# Big Traps?



## J_Edwards (Oct 1, 2009)

Hi guys, does anyone have any tips on how to get really big traps?

I currently do barbell shrugs with my shoulders, & my traps certainly have got a lot bigger since I started.

Does anyone have any good workouts, or supersets to get that really big & rounded trap shape?

Cheers...


----------



## pastanchicken (Sep 29, 2008)

Deadlifts are good for traps mate


----------



## Phez (Sep 2, 2009)

pastanchicken said:


> Deadlifts are good for traps mate


x2

Also I have found DB bent over rows to be very good :thumbup1:


----------



## mmts5 (Oct 27, 2009)

Yeah deads for me


----------



## Guest (Feb 11, 2010)

funnily enough, my traps have grown substantially while doing sod all but squatting.


----------



## MillionG (Nov 17, 2009)

Mine have grown alot recently, deadlifting + bent over rows on back day, then shrugs on shoulders day..

Squatting might have some effect because you're contracting them to balance the bar..


----------



## willsey4 (Apr 21, 2008)

For me it's db shrugs but not going ott with the weight.
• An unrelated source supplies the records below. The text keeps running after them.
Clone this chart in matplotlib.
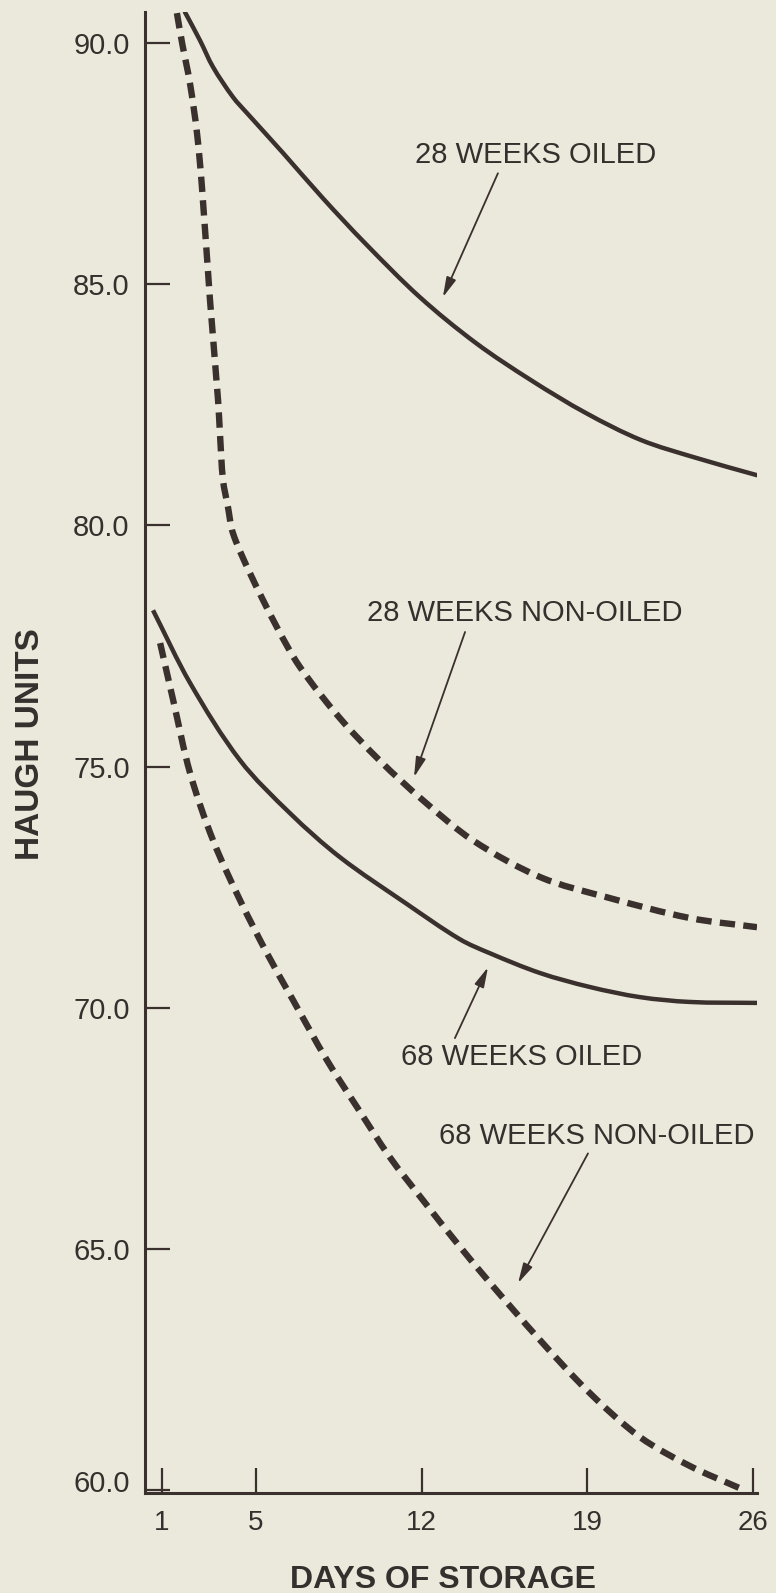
import matplotlib
matplotlib.use("Agg")
import matplotlib.pyplot as plt
import matplotlib.transforms as mtransforms
import numpy as np
from matplotlib.path import Path
from matplotlib.patches import PathPatch

# ---- data ----
days_28_oiled = [1.99, 2.62, 3.18, 4.02, 4.61, 6.14, 7.83, 9.61, 11.93, 14.30, 16.63, 18.95, 21.28, 23.61, 26.19]
hu_28_oiled = [90.64, 90.06, 89.50, 88.88, 88.55, 87.72, 86.78, 85.85, 84.73, 83.78, 83.01, 82.33, 81.77, 81.40, 81.04]

days_28_non = [1.65, 1.87, 2.20, 2.50, 2.71, 3.05, 3.39, 3.47, 3.60, 3.81, 4.02, 4.74, 5.88, 6.86, 8.55, 10.24, 12.06, 14.17, 17.01, 19.84, 23.35, 26.19]
hu_28_non = [90.62, 90.0, 89.17, 88.13, 87.01, 84.67, 82.60, 81.91, 80.94, 80.38, 79.84, 79.01, 77.89, 77.06, 76.0, 75.12, 74.30, 73.47, 72.71, 72.29, 71.86, 71.67]

days_68_oiled = [0.64, 2.21, 4.32, 6.44, 8.55, 11.38, 13.62, 14.89, 17.01, 19.12, 21.24, 23.35, 26.19]
hu_68_oiled = [78.24, 76.73, 75.13, 74.03, 73.12, 72.15, 71.42, 71.13, 70.72, 70.43, 70.22, 70.12, 70.10]

days_68_non = [0.94, 1.49, 2.21, 3.18, 4.32, 5.46, 6.56, 8.0, 9.27, 10.66, 12.06, 13.5, 14.89, 17.01, 19.12, 21.24, 23.35, 25.46]
hu_68_non = [77.56, 76.38, 74.86, 73.47, 72.23, 71.13, 70.16, 68.91, 67.94, 66.90, 66.01, 65.12, 64.30, 63.11, 62.01, 61.10, 60.50, 60.04]

x_ticks = [1, 5, 12, 19, 26]
y_ticks = [60, 65, 70, 75, 80, 85, 90]
y_tick_labels = ["60.0", "65.0", "70.0", "75.0", "80.0", "85.0", "90.0"]

labels = ["28 WEEKS OILED", "28 WEEKS NON-OILED", "68 WEEKS OILED", "68 WEEKS NON-OILED"]
label_pos = [(16.82, 87.74), (16.37, 78.24), (16.25, 69.04), (19.43, 67.40)]
arrow_tail = [(15.23, 87.30), (13.84, 77.79), (13.41, 69.37), (19.04, 66.98)]
arrow_tip = [(12.90, 84.73), (11.68, 74.78), (14.81, 70.84), (16.08, 64.29)]

# ---- style ----
BG = "#ebe9dc"
INK = "#3a302d"
TXT = "#34302d"
FONT = ["Liberation Sans", "DejaVu Sans"]
plt.rcParams["font.family"] = FONT

fig = plt.figure(figsize=(7.76, 15.93), dpi=100, facecolor=BG)
ax = fig.add_axes([145/776, 1 - 1493/1593, (757 - 145)/776, (1493 - 12)/1593])
ax.set_facecolor(BG)
ax.set_xlim(0.30, 26.19)
ax.set_ylim(59.94, 90.643)


def smooth_line(xs, ys, **kw):
    """Draw a smooth curve through the data points (Bezier segments, drawn in data space)."""
    pts = ax.transData.transform(np.column_stack([xs, ys]))
    n = len(pts)
    tang = np.zeros_like(pts)
    for i in range(n):
        a = pts[max(i - 1, 0)]
        b = pts[min(i + 1, n - 1)]
        d = b - a
        tang[i] = d / np.hypot(*d)
    verts = [pts[0]]
    codes = [Path.MOVETO]
    for i in range(n - 1):
        seg = np.hypot(*(pts[i + 1] - pts[i])) / 3.0
        verts += [pts[i] + tang[i] * seg, pts[i + 1] - tang[i + 1] * seg, pts[i + 1]]
        codes += [Path.CURVE4] * 3
    verts = ax.transData.inverted().transform(np.array(verts))
    patch = PathPatch(Path(verts, codes), fill=False, transform=ax.transData, **kw)
    ax.add_patch(patch)


smooth_line(days_28_oiled, hu_28_oiled, edgecolor=INK, lw=3.2, capstyle="round", joinstyle="round")
smooth_line(days_68_oiled, hu_68_oiled, edgecolor=INK, lw=3.2, capstyle="butt", joinstyle="round")
smooth_line(days_28_non, hu_28_non, edgecolor=INK, lw=4.6, linestyle=(0, (2.4, 1.3)), capstyle="butt")
smooth_line(days_68_non, hu_68_non, edgecolor=INK, lw=4.6, linestyle=(0, (2.4, 1.3)), capstyle="butt")

for s in ["top", "right"]:
    ax.spines[s].set_visible(False)
for s in ["left", "bottom"]:
    ax.spines[s].set_linewidth(2.2)
    ax.spines[s].set_color(INK)

ax.set_xticks(x_ticks)
ax.set_xticklabels([str(t) for t in x_ticks])
ax.set_yticks(y_ticks)
ax.set_yticklabels(y_tick_labels)
ax.tick_params(axis="both", direction="in", length=18, width=1.6, color=INK,
               labelcolor=TXT, labelsize=21)
ax.tick_params(axis="x", pad=12, labelsize=20)
ax.tick_params(axis="y", pad=11)

# the bottom "60.0" label sits a little above the axis line in the reference
lab60 = ax.get_yticklabels()[0]
lab60.set_transform(lab60.get_transform() + mtransforms.ScaledTranslation(0, 9/100, fig.dpi_scale_trans))

for lab, (tx, ty), (ax0, ay0), (bx, by) in zip(labels, label_pos, arrow_tail, arrow_tip):
    ax.text(tx, ty, lab, ha="center", va="center_baseline", fontsize=21, color=TXT)
    ax.annotate("", xy=(bx, by), xytext=(ax0, ay0),
                arrowprops=dict(arrowstyle="-|>,head_length=1.2,head_width=0.3",
                                color=INK, lw=1.3, shrinkA=0, shrinkB=0, mutation_scale=10))

fig.text(31/776, 1 - 744/1593, "HAUGH UNITS", rotation=90, ha="center", va="center",
         fontsize=24, fontweight="bold", color=TXT)
fig.text(443/776, 1 - 1588/1593, "DAYS OF STORAGE", ha="center", va="baseline",
         fontsize=23, fontweight="bold", color=TXT)

fig.savefig("out.png", dpi=100, facecolor=BG)
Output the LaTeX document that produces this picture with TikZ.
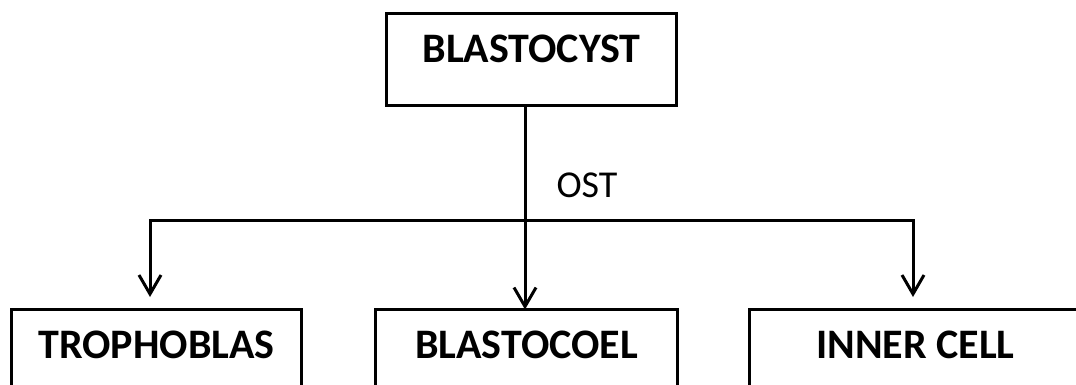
\documentclass[tikz,border=0pt]{standalone}
\usepackage{fontspec}
\setmainfont{Carlito}
\usetikzlibrary{arrows.meta}
\begin{document}
\begin{tikzpicture}[x=1pt,y=-1pt,
        box/.style={draw,line width=3pt,inner sep=0pt,outer sep=0pt,anchor=north west,
            font=\fontsize{42}{42}\selectfont\bfseries},
        link/.style={line width=3pt},
        arr/.style={link,-{Straight Barb[length=19pt,width=22pt,line width=3pt]}}]
        \useasboundingbox (0,0) rectangle (1076,385);
        \clip (0,0) rectangle (1076,385);
        \node[box,minimum width=290pt,text height=49.5pt,text depth=42.5pt] (blast) at (386.5,13.5) {BLASTOCYST};
        \node[box,minimum width=290pt,text height=48.5pt,text depth=70pt] (tropho) at (11.5,309.5) {TROPHOBLAS};
        \node[box,minimum width=302pt,text height=48.5pt,text depth=70pt] (coel) at (375.5,309.5) {BLASTOCOEL};
        \node[box,minimum width=332pt,text height=48.5pt,text depth=70pt] (inner) at (749.5,309.5) {INNER CELL};
        \node[anchor=base,font=\fontsize{38}{38}\selectfont] (ost) at (587,197) {OST};
        \coordinate (fork) at (525,220);
        \coordinate (tipl) at (150,297);
        \coordinate (tipr) at (913,297);
        \draw[arr] (blast.south -| fork) -- (fork |- coel.north);
        \draw[arr] (fork) -| (tipl);
        \draw[arr] (fork) -| (tipr);
    \end{tikzpicture}
\end{document}
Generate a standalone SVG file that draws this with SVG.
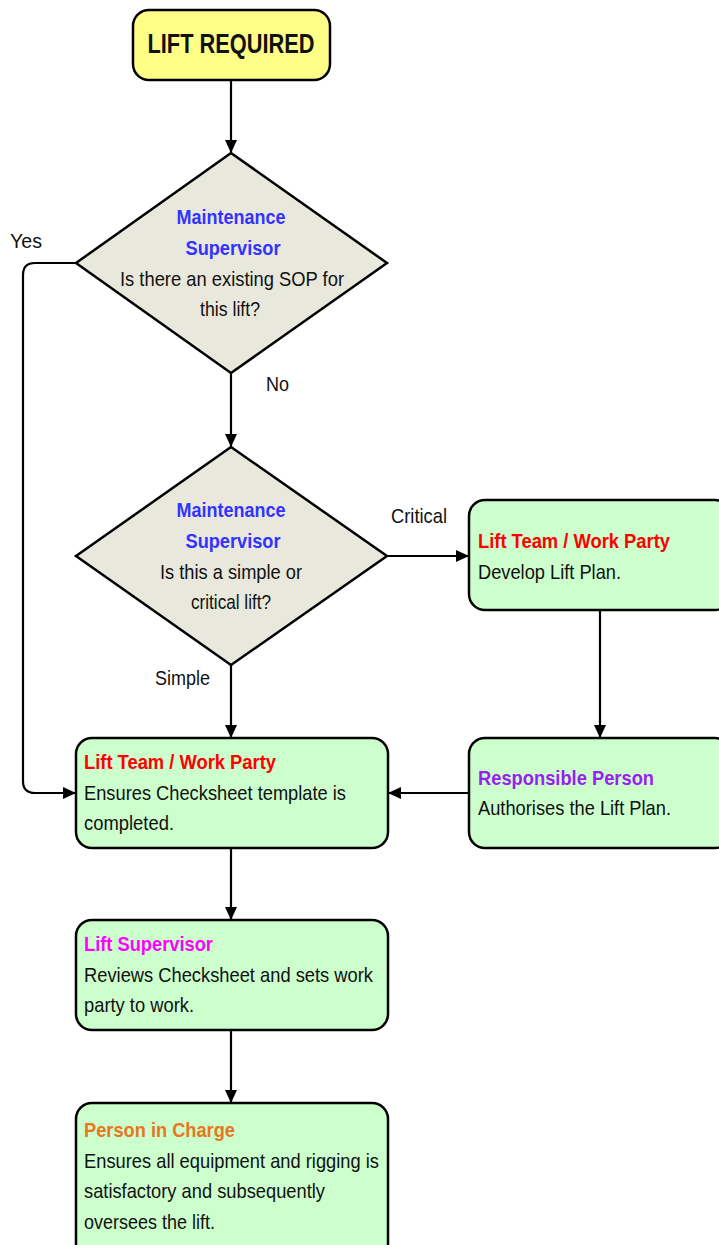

I aim for 15-20 reps with my head slightly down, a slight pause at the top and try and get your shrugs as high as possible as if you are trying to get your traps to touch your ears!

Also my arms are very slightly bent which most people think is not right but it helps get a bigger range of movement in the shrugs. If you look at bids of Dorian do this I do exactly what he does really.

My traps come up really well with these, 3 sets per week and now I barely train them!

Also deads will work them well as well.

Whatever you do do not bounce the weight. Slow and controlled movements


----------



## Big Dawg (Feb 24, 2008)

IMO shrugs are a bit of a waste of time. Heavy deads and rack deads will hit your traps like no other IMO.


----------



## Guest (Feb 11, 2010)

O, and on another note.

Actually using a weight you can shrug is a good idea. I see so many people trying to shrug a weight they can barley lift with there legs.

Straining to get some sort of flextion at the elbow and a tiny amount of shoulder and calling it a shrug.


----------



## Mikazagreat (Apr 10, 2009)

like everybody said, deadlifts and bb rows in the back day.

Front shrugs is not so bad but it's not effective like behind the back shrugs.


----------



## willsey4 (Apr 21, 2008)

mikex101 said:


> O, and on another note.
> 
> Actually using a weight you can shrug is a good idea. I see so many people trying to shrug a weight they can barley lift with there legs.
> 
> Straining to get some sort of flextion at the elbow and a tiny amount of shoulder and calling it a shrug.


Exactly, use a lighter weight and shrug as high as possible. "Bouncing" the weight will just add damage!



Mikazagreat said:


> like everybody said, deadlifts and bb rows in the back day.
> 
> Front shrugs is not so bad but it's not effective like behind the back shrugs.


Front and behind shrugs work the traps in different ways. Front shrugs will add height etc where behind the back shrugs will work more themiddle of the traps making your traps more prominent from the rear etc.


----------



## willsey4 (Apr 21, 2008)

AlasTTTair said:


> IMO shrugs are a bit of a waste of time. Heavy deads and rack deads will hit your traps like no other IMO.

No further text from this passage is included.